What to do
Take the lines from the top down to and including the one with "import pandas as pd" and repeat them exactly. Omit images.

Supplied material
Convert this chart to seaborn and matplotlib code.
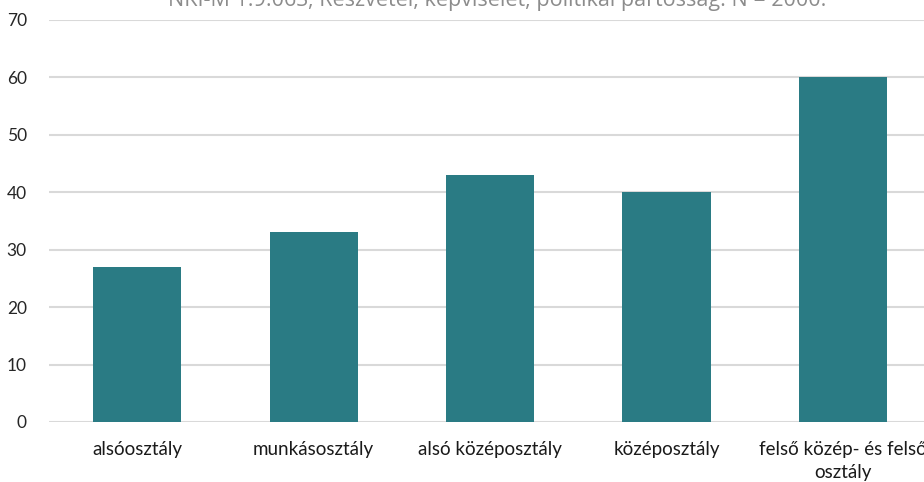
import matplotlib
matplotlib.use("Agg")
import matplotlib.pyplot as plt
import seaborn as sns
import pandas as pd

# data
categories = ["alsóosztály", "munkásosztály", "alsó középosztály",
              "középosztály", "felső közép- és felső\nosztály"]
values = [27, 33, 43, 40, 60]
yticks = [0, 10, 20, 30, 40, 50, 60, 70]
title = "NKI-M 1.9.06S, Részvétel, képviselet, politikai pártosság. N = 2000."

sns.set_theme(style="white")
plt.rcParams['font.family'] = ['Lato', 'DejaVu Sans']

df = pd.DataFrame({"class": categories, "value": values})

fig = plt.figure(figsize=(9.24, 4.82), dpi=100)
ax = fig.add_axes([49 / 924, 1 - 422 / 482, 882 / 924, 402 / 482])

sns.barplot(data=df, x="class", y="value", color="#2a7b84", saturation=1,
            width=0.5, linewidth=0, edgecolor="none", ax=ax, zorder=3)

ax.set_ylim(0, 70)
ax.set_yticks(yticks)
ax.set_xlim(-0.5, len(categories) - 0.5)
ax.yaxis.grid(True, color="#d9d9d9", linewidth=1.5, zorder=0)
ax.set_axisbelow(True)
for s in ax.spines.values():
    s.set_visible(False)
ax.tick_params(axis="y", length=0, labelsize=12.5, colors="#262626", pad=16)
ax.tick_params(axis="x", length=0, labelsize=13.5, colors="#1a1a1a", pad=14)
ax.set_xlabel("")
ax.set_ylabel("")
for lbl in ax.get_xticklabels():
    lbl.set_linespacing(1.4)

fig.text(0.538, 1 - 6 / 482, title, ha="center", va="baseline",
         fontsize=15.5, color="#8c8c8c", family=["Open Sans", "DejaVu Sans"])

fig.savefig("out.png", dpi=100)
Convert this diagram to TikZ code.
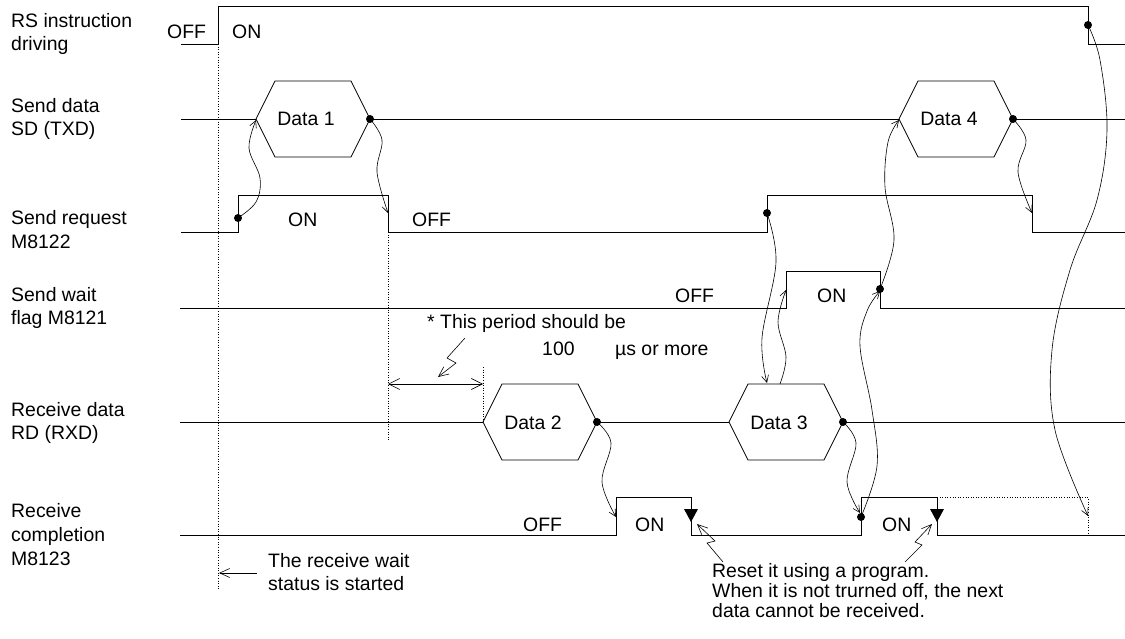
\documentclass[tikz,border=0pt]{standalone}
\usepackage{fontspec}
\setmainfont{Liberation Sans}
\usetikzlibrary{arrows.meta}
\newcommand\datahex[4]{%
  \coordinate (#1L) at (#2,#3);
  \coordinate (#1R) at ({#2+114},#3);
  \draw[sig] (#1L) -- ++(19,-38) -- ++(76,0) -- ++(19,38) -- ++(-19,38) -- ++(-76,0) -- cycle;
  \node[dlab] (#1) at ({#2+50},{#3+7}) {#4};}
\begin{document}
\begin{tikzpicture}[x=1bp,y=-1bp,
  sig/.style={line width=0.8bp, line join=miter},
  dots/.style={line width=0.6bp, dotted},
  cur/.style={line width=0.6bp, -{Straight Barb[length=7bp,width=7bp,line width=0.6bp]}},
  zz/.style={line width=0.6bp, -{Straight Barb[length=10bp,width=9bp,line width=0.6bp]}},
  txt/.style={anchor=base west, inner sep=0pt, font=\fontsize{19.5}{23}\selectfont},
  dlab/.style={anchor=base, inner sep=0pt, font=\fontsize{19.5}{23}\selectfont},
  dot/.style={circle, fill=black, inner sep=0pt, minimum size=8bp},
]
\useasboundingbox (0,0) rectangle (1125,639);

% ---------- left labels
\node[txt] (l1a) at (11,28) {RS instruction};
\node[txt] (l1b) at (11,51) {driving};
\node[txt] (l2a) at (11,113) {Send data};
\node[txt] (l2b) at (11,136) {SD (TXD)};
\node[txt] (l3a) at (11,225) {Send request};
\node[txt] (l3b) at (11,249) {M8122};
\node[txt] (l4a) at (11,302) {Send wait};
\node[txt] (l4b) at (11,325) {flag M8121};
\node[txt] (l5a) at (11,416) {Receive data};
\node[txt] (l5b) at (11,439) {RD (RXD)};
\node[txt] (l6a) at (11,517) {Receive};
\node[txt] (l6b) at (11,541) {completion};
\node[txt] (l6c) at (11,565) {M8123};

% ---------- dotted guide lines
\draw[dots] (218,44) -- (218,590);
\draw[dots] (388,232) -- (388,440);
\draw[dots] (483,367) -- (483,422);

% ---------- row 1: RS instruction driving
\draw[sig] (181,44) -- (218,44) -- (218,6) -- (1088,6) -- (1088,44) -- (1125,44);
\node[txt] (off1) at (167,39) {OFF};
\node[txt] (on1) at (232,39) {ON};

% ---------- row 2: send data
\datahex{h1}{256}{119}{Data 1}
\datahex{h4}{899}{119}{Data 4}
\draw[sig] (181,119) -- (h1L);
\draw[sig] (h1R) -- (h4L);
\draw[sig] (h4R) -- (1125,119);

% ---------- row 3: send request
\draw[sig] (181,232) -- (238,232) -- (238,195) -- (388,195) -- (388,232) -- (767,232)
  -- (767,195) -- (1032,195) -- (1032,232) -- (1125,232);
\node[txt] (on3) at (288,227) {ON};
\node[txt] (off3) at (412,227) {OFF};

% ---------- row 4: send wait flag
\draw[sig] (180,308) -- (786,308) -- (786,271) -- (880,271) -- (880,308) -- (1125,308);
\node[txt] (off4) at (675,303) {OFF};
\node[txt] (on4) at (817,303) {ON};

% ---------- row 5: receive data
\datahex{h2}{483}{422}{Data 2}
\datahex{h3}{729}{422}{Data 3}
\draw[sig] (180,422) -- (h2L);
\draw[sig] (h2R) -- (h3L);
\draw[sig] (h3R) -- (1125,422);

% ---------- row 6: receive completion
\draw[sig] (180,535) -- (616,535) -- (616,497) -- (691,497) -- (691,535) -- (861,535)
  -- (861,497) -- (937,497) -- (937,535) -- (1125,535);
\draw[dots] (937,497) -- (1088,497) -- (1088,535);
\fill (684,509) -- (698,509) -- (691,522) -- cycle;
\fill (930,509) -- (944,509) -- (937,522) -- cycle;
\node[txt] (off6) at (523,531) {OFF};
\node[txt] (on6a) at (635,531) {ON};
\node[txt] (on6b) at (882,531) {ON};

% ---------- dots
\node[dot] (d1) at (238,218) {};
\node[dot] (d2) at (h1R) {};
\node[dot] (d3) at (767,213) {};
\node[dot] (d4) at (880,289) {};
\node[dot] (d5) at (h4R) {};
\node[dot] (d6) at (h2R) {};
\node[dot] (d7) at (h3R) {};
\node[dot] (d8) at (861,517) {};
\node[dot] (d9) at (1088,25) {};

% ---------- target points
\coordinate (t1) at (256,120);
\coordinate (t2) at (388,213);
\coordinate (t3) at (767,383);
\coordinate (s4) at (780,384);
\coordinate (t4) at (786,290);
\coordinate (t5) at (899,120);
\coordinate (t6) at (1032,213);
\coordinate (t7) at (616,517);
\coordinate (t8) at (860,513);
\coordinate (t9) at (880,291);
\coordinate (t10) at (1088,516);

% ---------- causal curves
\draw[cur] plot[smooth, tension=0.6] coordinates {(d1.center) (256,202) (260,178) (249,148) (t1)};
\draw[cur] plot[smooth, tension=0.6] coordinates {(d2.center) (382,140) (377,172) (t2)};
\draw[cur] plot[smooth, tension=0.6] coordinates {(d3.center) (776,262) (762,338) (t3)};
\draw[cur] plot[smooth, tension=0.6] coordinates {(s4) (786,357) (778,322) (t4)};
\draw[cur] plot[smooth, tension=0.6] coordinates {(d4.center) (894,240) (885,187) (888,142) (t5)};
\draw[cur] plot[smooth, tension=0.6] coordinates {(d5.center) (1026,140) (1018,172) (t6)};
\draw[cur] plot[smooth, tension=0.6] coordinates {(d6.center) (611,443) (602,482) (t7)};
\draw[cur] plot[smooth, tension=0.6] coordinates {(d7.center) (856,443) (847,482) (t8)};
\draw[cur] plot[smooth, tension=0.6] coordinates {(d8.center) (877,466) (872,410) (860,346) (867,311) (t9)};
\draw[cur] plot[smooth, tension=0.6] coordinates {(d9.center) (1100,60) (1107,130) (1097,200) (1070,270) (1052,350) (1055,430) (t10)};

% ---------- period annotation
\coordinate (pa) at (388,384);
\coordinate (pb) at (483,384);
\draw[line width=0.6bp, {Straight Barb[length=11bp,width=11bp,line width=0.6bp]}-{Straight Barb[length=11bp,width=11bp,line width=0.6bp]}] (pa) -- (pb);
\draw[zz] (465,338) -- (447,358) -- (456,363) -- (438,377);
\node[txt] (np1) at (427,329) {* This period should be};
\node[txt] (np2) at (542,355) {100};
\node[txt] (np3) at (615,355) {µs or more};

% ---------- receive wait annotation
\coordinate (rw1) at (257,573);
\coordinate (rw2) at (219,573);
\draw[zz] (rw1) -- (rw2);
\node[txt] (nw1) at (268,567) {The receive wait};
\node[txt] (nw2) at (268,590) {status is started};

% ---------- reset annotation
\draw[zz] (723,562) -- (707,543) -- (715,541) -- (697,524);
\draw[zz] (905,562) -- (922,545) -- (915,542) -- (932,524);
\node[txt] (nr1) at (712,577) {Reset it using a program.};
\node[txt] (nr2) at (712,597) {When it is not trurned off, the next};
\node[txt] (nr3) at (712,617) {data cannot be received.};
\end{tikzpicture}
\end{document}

Exercise answer
Convert this chart to seaborn and matplotlib code.
import matplotlib
matplotlib.use("Agg")
import matplotlib.pyplot as plt
import seaborn as sns
import pandas as pd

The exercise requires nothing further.